The Muse
On the burden of female likability
“You should at least smile a little more!” says the old man as I walk by, his foul breath and unkempt appearance attracting far less attention from strangers than my refusal to make them all feel seen by giving away one of my pretty smiles for free.
I did not know I owed every person, particularly every man, the warmth and kindness I have learned to offer only when my existence feels uncompromised by my interactions.
Only when my body silently agrees.
Solely when I feel at ease.
There is something about my seriousness and the sharpness of my features that unsettles the average male.
Something in the way I have grown to enjoy the feeling of taking up space, precisely the one thing we, as women, become socialized not to indulge in.
Careful there.
You run the risk of turning into a bitch. The real kind.
And then? Who’s going to want you?
Better be the muse — an empty, approachable vessel where others pour their expectations, their hunger, their fantasies. And you, like the good, good woman you are, will help them make those dreams come true.
In the end, what else could you possibly be here for?

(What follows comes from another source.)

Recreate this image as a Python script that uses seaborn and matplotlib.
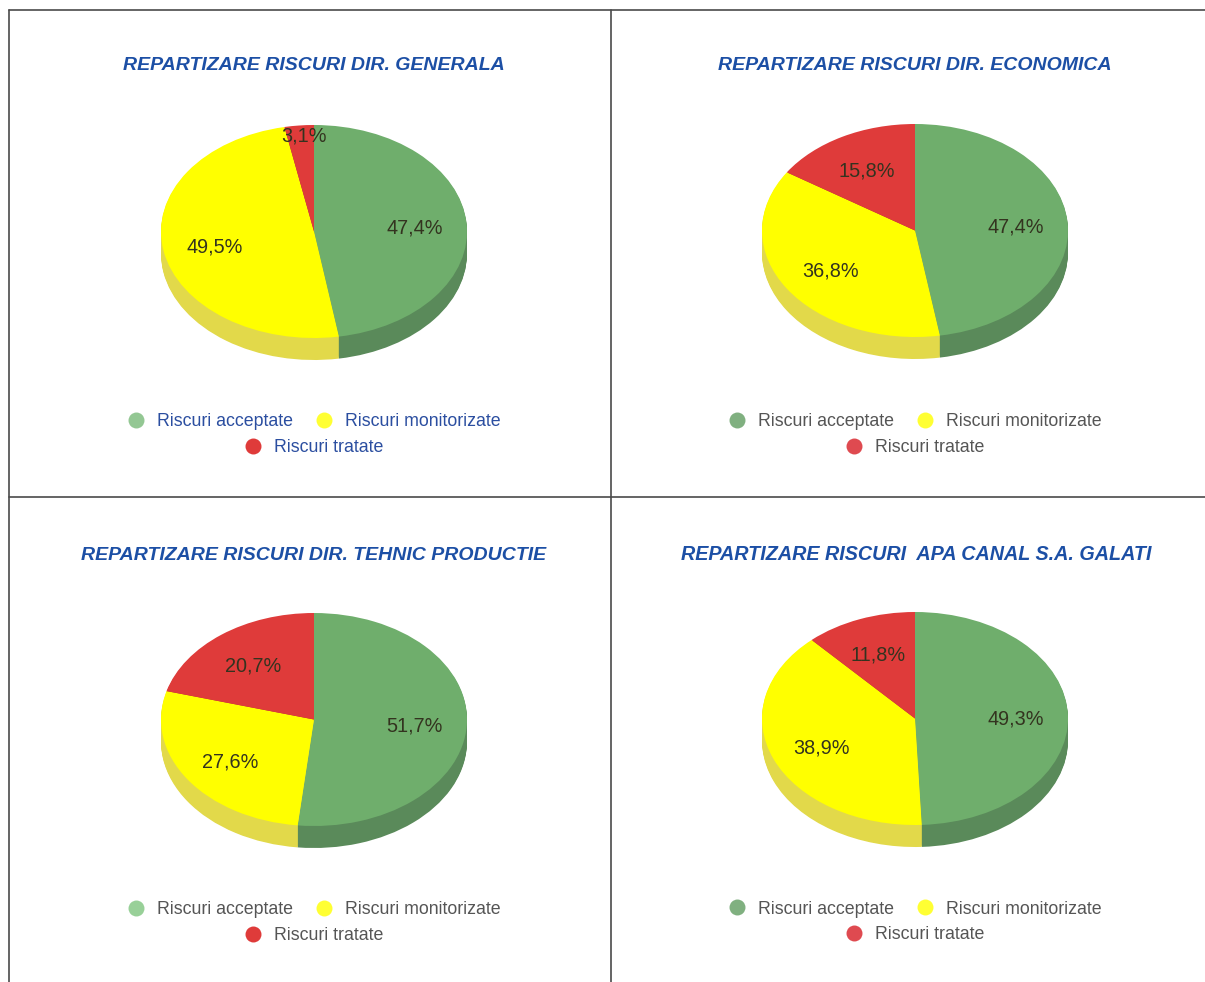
import seaborn as sns
import matplotlib.pyplot as plt
from matplotlib.lines import Line2D

titles = ["REPARTIZARE RISCURI DIR. GENERALA",
          "REPARTIZARE RISCURI DIR. ECONOMICA",
          "REPARTIZARE RISCURI DIR. TEHNIC PRODUCTIE",
          "REPARTIZARE RISCURI  APA CANAL S.A. GALATI"]
categories = ["Riscuri acceptate", "Riscuri monitorizate", "Riscuri tratate"]
generala = [47.4, 49.5, 3.1]
economica = [47.4, 36.8, 15.8]
tehnic = [51.7, 27.6, 20.7]
total = [49.3, 38.9, 11.8]

W, H = 1205, 982
RX, RY, DEPTH = 153, 106.5, 22

sns.set_theme(style="white")
plt.rcParams['font.family'] = ['Liberation Sans', 'DejaVu Sans']

top_colors = sns.color_palette(["#6fae6c", "#ffff00", "#df3b3a"])
side_colors = sns.color_palette(["#5a8a5a", "#e2d94a", "#a83030"])

fig = plt.figure(figsize=(W / 100, H / 100), dpi=100, facecolor="white")

# pie centre, title y, legend y, legend colours per panel
panels = [
    (generala, 314, 231.5, 65, 422, "#2b4ea0", ["#93c793", "#ffff33", "#df3b3a"]),
    (economica, 915, 230.5, 65, 422, "#555555", ["#80b080", "#ffff33", "#df4a50"]),
    (tehnic, 314, 719.5, 555, 910, "#555555", ["#98d098", "#ffff33", "#df3b3a"]),
    (total, 915, 718.5, 555, 909, "#555555", ["#80b080", "#ffff33", "#df4a50"]),
]


def pct_label(p):
    return f"{p:.1f}%".replace(".", ",")


for i, (values, cx, cy, ty, ly, legend_col, dots) in enumerate(panels):
    box_h = RY * 2 + DEPTH
    ax = fig.add_axes([(cx - RX) / W, 1 - (cy + RY + DEPTH) / H, 2 * RX / W, box_h / H])

    # side of the disc, a stack of darker pies going up to the top face
    for k in range(DEPTH, 0, -1):
        ax.pie(values, colors=side_colors, startangle=90, counterclock=False,
               center=(0, -k / RY), wedgeprops={"linewidth": 0})

    wedges, texts, pcts = ax.pie(values, colors=top_colors, startangle=90, counterclock=False,
                                 autopct=pct_label, pctdistance=0.66,
                                 wedgeprops={"linewidth": 0},
                                 textprops={"fontsize": 14.3, "color": "#33331f"})
    for t in pcts:
        x, y = t.get_position()
        t.set_position((x, y - 2.5 / RY))
    if i == 0:
        x, y = pcts[2].get_position()
        pcts[2].set_position((x, 0.895))

    ax.set_aspect("auto")
    ax.set_xlim(-1, 1)
    ax.set_ylim(-1 - DEPTH / RY, 1)
    ax.patch.set_visible(False)

    panel_cx = 313 if cx < 600 else 914
    title_cx = {0: 314, 1: 915, 2: 314, 3: 916}[i]
    fig.text(title_cx / W, 1 - ty / H, titles[i], ha="center", va="center", color="#1c4fa5",
             fontsize=14.2 if i == 3 else 14, fontweight="bold", fontstyle="italic")

    handles = [Line2D([], [], ls="", marker="o", ms=11.5, mew=0, color=c) for c in dots]
    row1 = ax.legend(handles[:2], categories[:2], ncol=2, loc="center", frameon=False,
                     bbox_to_anchor=(panel_cx / W, 1 - ly / H), bbox_transform=fig.transFigure,
                     fontsize=12.75, labelcolor=legend_col, handletextpad=0.6, columnspacing=1.17,
                     handlelength=1.2, borderpad=0, borderaxespad=0)
    ax.add_artist(row1)
    ax.legend(handles[2:], categories[2:], loc="center", frameon=False,
              bbox_to_anchor=(panel_cx / W, 1 - (ly + 25.5) / H), bbox_transform=fig.transFigure,
              fontsize=12.75, labelcolor=legend_col, handletextpad=0.6,
              handlelength=1.2, borderpad=0, borderaxespad=0)

# panel rules
for xs, ys in [((9, W), (10, 10)), ((9, W), (497, 497)), ((9, 9), (10, H)), ((611, 611), (10, H))]:
    fig.add_artist(Line2D([x / W for x in xs], [1 - y / H for y in ys], color="#4a4a4a", lw=1.2))

fig.savefig("out.png", dpi=100)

Of course I have been there. I have stripped myself of complexity a thousand times, all for the comfort of the male gaze.
Yet, after years of making oneself small, of silently agreeing to do what is expected, after enduring men who take what they want without warning, without explanation — time and time again — bitterness surfaces. And nothing cuts deeper than the dagger of distance, of unavailability.
But what is there left to do in a world that cannot bear the weight of our wholeness?